Prime property prices in key global cities increases by 4.4% in the 12 months to June 2017, with Guangzhou in China recording the biggest rise at 35.6%, the latest index shows.

Although Guangzhou leads the rankings, the data from the Knight Frank prime global cities index also shows that all three Chinese cities tracked recorded a decline in annual growth compared with the first quarter on 2017.

Beijing recorded the largest drop, down from 22.9% year on year in March to 15% annual growth in the second quarter of 2017, the figures show.

In Toronto, a city affected by new regulation aimed at curbing buyers from overseas, the annual growth of 20.7% suggests a level of resilience but quarterly figures show a slowdown. Prices increased by 8.5% in the first quarter of 2017 but by 5.1% in the second quarter.

Overall, 28 of the 41 cities, some 68%, recorded flat or rising luxury prices over the 12 month period and this figure has remained largely static in last two years.

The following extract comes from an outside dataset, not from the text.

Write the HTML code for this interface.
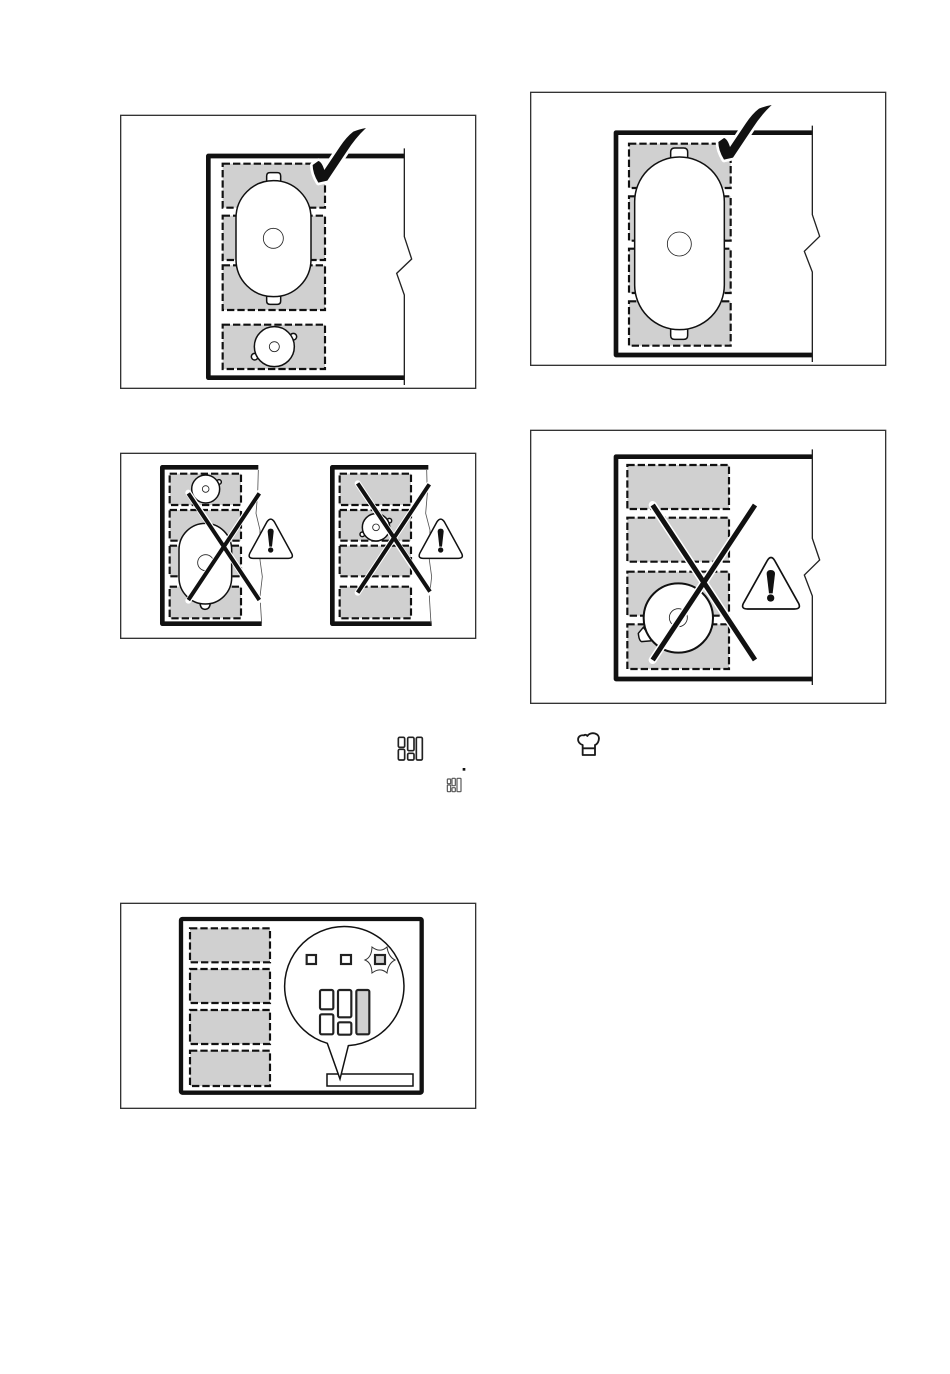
<!DOCTYPE html>
<html>
<head>
<meta charset="utf-8">
<style>
html,body{margin:0;padding:0;background:#fff}
svg{display:block}
.f{fill:#fff;stroke:#333;stroke-width:4}
.s{fill:none;stroke:#111;stroke-width:14;stroke-linejoin:round}
.e{fill:none;stroke:#222;stroke-width:4}
.t{fill:none;stroke:#555;stroke-width:2.5}
.z{fill:#d0d0d0;stroke:#111;stroke-width:6.5;stroke-dasharray:22 9}
.p{fill:#fff;stroke:#111;stroke-width:4.5}
.c{fill:none;stroke:#222;stroke-width:2.5}
.h{fill:none;stroke:#fff;stroke-linecap:round}
.x{fill:none;stroke:#111;stroke-width:12;stroke-linecap:butt}
.tri{fill:#fff;stroke:#111;stroke-width:4.5;stroke-linejoin:round}
.k{fill:#111}
.kh{fill:#fff;stroke:#fff;stroke-width:16;stroke-linejoin:round}
.i{fill:#fff;stroke:#222;stroke-width:6.5}
</style>
</head>
<body>
<svg width="950" height="1374" viewBox="0 0 950 1374" xmlns="http://www.w3.org/2000/svg">
<rect width="950" height="1374" fill="#fff"/>

<!-- Panel 1 -->
<g transform="translate(120,110) scale(.33333)">
  <rect class="f" x="2" y="16" width="1065" height="819"/>
  <path class="s" d="M853,138H265V803H853"/>
  <path class="e" d="M853,115V380L875,447L830,490L853,555V825"/>
  <rect class="z" x="308" y="161" width="307" height="132"/>
  <rect class="z" x="308" y="317" width="307" height="133"/>
  <rect class="z" x="308" y="466" width="307" height="134"/>
  <rect class="z" x="308" y="644" width="307" height="133"/>
  <path class="p" d="M440,214V198Q440,188 450,188H472Q482,188 482,198V214Z"/>
  <path class="p" d="M440,558V573Q440,583 450,583H472Q482,583 482,573V558Z"/>
  <rect class="p" x="348" y="212" width="225" height="348" rx="112" ry="112"/>
  <circle class="c" cx="460" cy="385" r="30"/>
  <circle class="p" cx="520" cy="680" r="10"/>
  <circle class="p" cx="404" cy="740" r="10"/>
  <circle class="p" cx="463" cy="710" r="60"/>
  <circle class="c" cx="463" cy="710" r="15"/>
  <path class="kh" d="M738,54Q715,58 700,65Q680,80 660,110L613,180Q605,155 595,153L578,165Q578,190 595,218L622,212L680,125Q705,85 738,54Z"/>
  <path class="k" d="M738,54Q715,58 700,65Q680,80 660,110L613,180Q605,155 595,153L578,165Q578,190 595,218L622,212L680,125Q705,85 738,54Z"/>
</g>

<!-- Panel 2 -->
<g transform="translate(120,450) scale(.33333)">
  <rect class="f" x="2" y="10" width="1065" height="555"/>
  <path class="s" d="M415,52H127V521H425"/>
  <path class="t" d="M415,60L413,130L408,190L420,240L420,330L427,380L420,440L425,520"/>
  <rect class="z" x="149" y="71" width="214" height="94"/>
  <rect class="z" x="149" y="180" width="214" height="92"/>
  <rect class="z" x="149" y="287" width="214" height="92"/>
  <rect class="z" x="149" y="410" width="214" height="95"/>
  <circle class="p" cx="297" cy="96" r="7"/>
  <circle class="p" cx="257" cy="117" r="42"/>
  <circle class="c" cx="257" cy="117" r="10"/>
  <path class="p" d="M240,455Q240,478 255,478Q271,478 271,455Z"/>
  <rect class="p" x="177" y="220" width="158" height="242" rx="79" ry="79"/>
  <circle class="c" cx="257" cy="338" r="24"/>
  <path class="h" d="M205,128L418,450M205,452L418,128" stroke-width="18"/>
  <path class="x" d="M205,130L418,450M205,450L418,130"/>
  <path class="tri" d="M440,217Q452,198 464,217L512,305Q525,325 505,325H400Q380,325 392,305Z"/>
  <path class="k" d="M443,245Q443,236 452,236Q461,236 461,245L456,290H448Z"/>
  <circle class="k" cx="452" cy="300" r="8"/>

  <path class="s" d="M925,52H637V521H935"/>
  <path class="t" d="M920,60L922,130L917,190L930,240L928,330L935,380L928,440L933,520"/>
  <rect class="z" x="659" y="71" width="214" height="94"/>
  <rect class="z" x="659" y="180" width="214" height="92"/>
  <rect class="z" x="659" y="287" width="214" height="92"/>
  <rect class="z" x="659" y="410" width="214" height="95"/>
  <circle class="p" cx="808" cy="212" r="7"/>
  <circle class="p" cx="727" cy="253" r="7"/>
  <circle class="p" cx="768" cy="232" r="41"/>
  <circle class="c" cx="768" cy="232" r="10"/>
  <path class="h" d="M713,100L930,428M713,428L930,100" stroke-width="18"/>
  <path class="x" d="M713,100L930,425M713,428L928,103"/>
  <path class="tri" d="M950,217Q962,198 974,217L1022,305Q1035,325 1015,325H910Q890,325 902,305Z"/>
  <path class="k" d="M953,245Q953,236 962,236Q971,236 971,245L966,290H958Z"/>
  <circle class="k" cx="962" cy="300" r="8"/>
</g>

<!-- Panel 3 -->
<g transform="translate(525,88) scale(.33333)">
  <rect class="f" x="17" y="13" width="1065" height="819"/>
  <path class="s" d="M862,134H273V801H862"/>
  <path class="e" d="M862,113V380L884,445L838,490L862,552V822"/>
  <rect class="z" x="312" y="167" width="305" height="133"/>
  <rect class="z" x="312" y="325" width="305" height="133"/>
  <rect class="z" x="312" y="482" width="305" height="133"/>
  <rect class="z" x="312" y="640" width="305" height="133"/>
  <path class="p" d="M437,212V192Q437,180 449,180H476Q488,180 488,192V212Z"/>
  <path class="p" d="M437,723V742Q437,754 449,754H476Q488,754 488,742V723Z"/>
  <rect class="p" x="329" y="207" width="269" height="518" rx="134" ry="134"/>
  <circle class="c" cx="463" cy="468" r="36"/>
  <g transform="translate(2,-3)">
    <path class="kh" d="M738,54Q715,58 700,65Q680,80 660,110L613,180Q605,155 595,153L578,165Q578,190 595,218L622,212L680,125Q705,85 738,54Z"/>
    <path class="k" d="M738,54Q715,58 700,65Q680,80 660,110L613,180Q605,155 595,153L578,165Q578,190 595,218L622,212L680,125Q705,85 738,54Z"/>
  </g>
</g>

<!-- Panel 4 -->
<g transform="translate(525,425) scale(.33333)">
  <rect class="f" x="17" y="16" width="1065" height="819"/>
  <path class="s" d="M862,95H273V762H862"/>
  <path class="e" d="M862,73V340L884,405L838,450L862,513V780"/>
  <rect class="z" x="307" y="120" width="305" height="132"/>
  <rect class="z" x="307" y="278" width="305" height="132"/>
  <rect class="z" x="307" y="440" width="305" height="132"/>
  <rect class="z" x="307" y="598" width="305" height="134"/>
  <path class="p" d="M355,607L340,625Q342,648 350,650L385,647Z"/>
  <circle class="p" cx="460" cy="579" r="104" style="stroke-width:6"/>
  <circle class="c" cx="460" cy="578" r="27"/>
  <path class="h" d="M383,240L690,705M383,705L690,240" style="stroke-width:24"/>
  <path class="x" d="M383,240L690,705M383,705L690,240" style="stroke-width:15"/>
  <path class="tri" d="M725,410Q738,385 751,410L818,530Q832,552 808,552H668Q644,552 658,530Z" style="stroke-width:5"/>
  <path class="k" d="M725,447Q725,435 737,435Q750,435 750,447L743,505H732Z"/>
  <circle class="k" cx="737" cy="519" r="11"/>
</g>

<!-- Panel 5 -->
<g transform="translate(120,900) scale(.33333)">
  <rect class="f" x="2" y="10" width="1065" height="615"/>
  <rect x="183" y="57" width="722" height="521" rx="4" fill="#fff" stroke="#111" stroke-width="13"/>
  <rect class="z" x="210" y="85" width="240" height="102"/>
  <rect class="z" x="210" y="207" width="240" height="102"/>
  <rect class="z" x="210" y="330" width="240" height="102"/>
  <rect class="z" x="210" y="452" width="240" height="106"/>
  <rect x="621" y="522" width="258" height="36" fill="#fff" stroke="#111" stroke-width="4.5"/>
  <path d="M622,430A179,179 0 1 1 685,437L660,537Z" fill="#fff" stroke="#111" stroke-width="4.5" stroke-linejoin="miter"/>
  <rect x="560" y="165" width="28" height="27" fill="#fff" stroke="#222" stroke-width="6.5"/>
  <rect x="663" y="165" width="30" height="27" fill="#fff" stroke="#222" stroke-width="6.5"/>
  <path d="M735,180Q755,172 756,141Q780,160 801,141Q805,170 825,180Q805,190 801,219Q780,200 756,219Q755,188 735,180Z" fill="#fff" stroke="#333" stroke-width="3"/>
  <rect x="765" y="165" width="30" height="27" fill="#d0d0d0" stroke="#222" stroke-width="6.5"/>
  <rect class="i" x="600" y="270" width="40" height="58" rx="5"/>
  <rect class="i" x="600" y="343" width="40" height="60" rx="5"/>
  <rect class="i" x="654" y="270" width="40" height="82" rx="5"/>
  <rect class="i" x="654" y="367" width="40" height="37" rx="5"/>
  <rect class="i" x="709" y="270" width="39" height="133" rx="5" style="fill:#d0d0d0"/>
</g>

<!-- Inline icons -->
<g transform="translate(380,725) scale(.33333)" fill="#fff">
  <g stroke="#222" stroke-width="5">
    <rect x="55" y="37" width="19" height="30" rx="4"/>
    <rect x="55" y="73" width="19" height="32" rx="4"/>
    <rect x="83" y="37" width="19" height="40" rx="4"/>
    <rect x="83" y="85" width="19" height="20" rx="4"/>
    <rect x="109" y="37" width="18" height="68" rx="4"/>
  </g>
  <g stroke="#555" stroke-width="3.5">
    <rect x="202" y="162" width="10" height="14" rx="2"/>
    <rect x="202" y="180" width="10" height="20" rx="2"/>
    <rect x="216" y="160" width="10" height="22" rx="2"/>
    <rect x="216" y="188" width="10" height="12" rx="2"/>
    <rect x="231" y="160" width="12" height="40" rx="2"/>
  </g>
  <rect x="248" y="129" width="8" height="8" fill="#111"/>
  <path d="M608,90V60C588,54 590,28 612,31C616,28 620,30 622,33C632,18 662,24 656,46C654,54 650,58 645,60V90ZM608,70H645" fill="#fff" stroke="#1a1a1a" stroke-width="5.5" stroke-linejoin="round"/>
</g>
</svg>
</body>
</html>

According to Kate Everett-Allen, head of international residential research at Knight Frank, a more valuable an indicator is the market direction of each city. That shows that cities in Asia, Russia and the CIS account for ten of the 17 cities that have seen their rate of annual growth decline compared with last quarter.

Conversely, cities in Europe and Australasia are well represented within the group that have seen a rise in their annual rate of growth compared with last quarter. Cities such as Madrid, up 10.7%, Berlin up 9.7%, Paris up 8.8%, and to a degree Dublin with growth of 3.8%, have seen a marked increase in their annual rate of growth compared with a year ago.

‘Whilst safe haven flows, Brexit and a recognition of these cities’ comparative affordability may in part be responsible so too is the recent delivery of higher grade stock in these markets,’ said Everett-Allen.

Although prices in prime central London fell 6.3% in the 12 months to the end of June, the quarterly drop of 0.3% was the lowest quarterly fall recorded since early 2016. ‘While there was an element of hesitation ahead of the general election on 08 June, anecdotal evidence suggests activity has been relatively healthy since this time,’ she added.